Pink Martini performs its hit "Sympathique"
One of pop music’s most remarkable bands, Pink Martini put on a most remarkable show at the sold-out Hollywood Bowl Sunday night--the Portland group’s 17th concert there in their 23-year existence.
Founded by pianist Thomas Lauderdale and featuring two stellar co-lead vocalists in China Forbes and Storm Large, Pink Martini has built an international following, thanks largely to their facility with foreign languages and ambitious practice of learning and recording songs in very many of them. These include French, in which they wrote their first single, “Sympathique,” the Lauderdale-Forbes titletrack of Pink Martini’s 1997 album, and a Song of the Year nominee for the Victoires de la Musique Awards in France, where it was a big hit.
At Hollywood Bowl, they took foreign language songs--many from latest album Je dis oui!--to the next level, interspersing original English fare like “Que Sera Sera,” their 2007 album titletrack “Hey Eugene!” and 2009 album titletrack “Splendor in the Grass" in between, almost as if they were filler. And they often performed the foreign songs by enlisting aid from audience members who spoke the language, then auditioning them offstage to make sure they were qualified, then ushering them out to join in on the choruses.
This was most effective on “Al Bint Al Shalabiya,” an Arabic hit by Lebanese singer Fairuz. It was sung by renowned Chicago fashion designer Ikram Goldman, who grew up in Israel listening to Fairuz and became friends with Pink Martini through Paper magazine co-editor in chief Kim Hastreiter (who played several instruments in Pink Martini at the Bowl). Not only did the 10 Arab backup singers exult in singing along with Goldman, but the melodica player in the band perfectly captured the character of the Arabic ney flute.
When Lauderdale likewise called for a group of Turkish singers, there was a smattering of boos, presumably from Armenians in the house--but if so, they were quickly calmed by an Armenian song sung ahead of the Turkish one.
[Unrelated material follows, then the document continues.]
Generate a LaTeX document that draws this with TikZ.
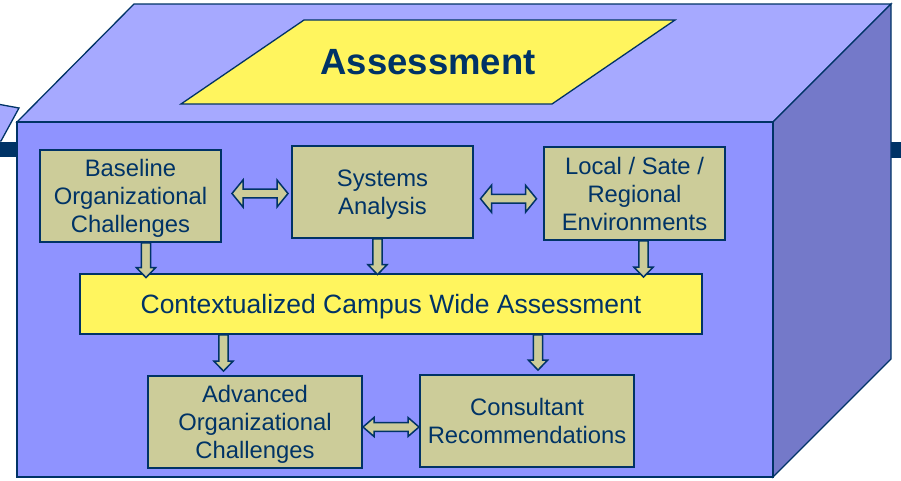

There was another instance of audience disapproval, only this was from one lone objector, way in the back, to Lauderdale’s speech supporting people of all nationalities, religions, genders and preferences. This caused an uncomfortable three seconds of silence in the section, followed by three minutes of unobtrusive laughter.
The only other sour note, though, was unheard, since Storm Large had laryngitis. But she looked great when Forbes brought her out after acknowledging the irony in taking over Large’s leads after Large had temporarily replaced Forbes in 2011 when she needed vocal chord surgery, then joined the band permanently.
And whatever Large lacked in voice she more than made up for in feet--and enthusiasm--as she danced way into the crowd during a 10-minute instrumental after Forbes’ turn on “I Am Woman,” sung in tribute to Helen Reddy, who was in the audience and took a bow.
National Public Radio’s All Things Considered host and frequent Pink Martini collaborator Ari Shapiro was also present and performed “Finnisma Di,” an Arabic song about displaced persons by lyricist Iyad Qasem--prior to which Shapiro noted how the Arab writer appreciated the Jewish singer's interpretation. And Lauderdale brought out a group of Japanese businessmen from Portland to reprise the backup vocals they contributed to a Pink Martini recording by Japanese-American vocalist Timothy Nishimoto, all dressed in tuxes except for Nishimoto’s father.
The concert ended with the grandest of global finales, with all the participating linguists returning to the stage to join Pink Martini on “America” from West Side Story.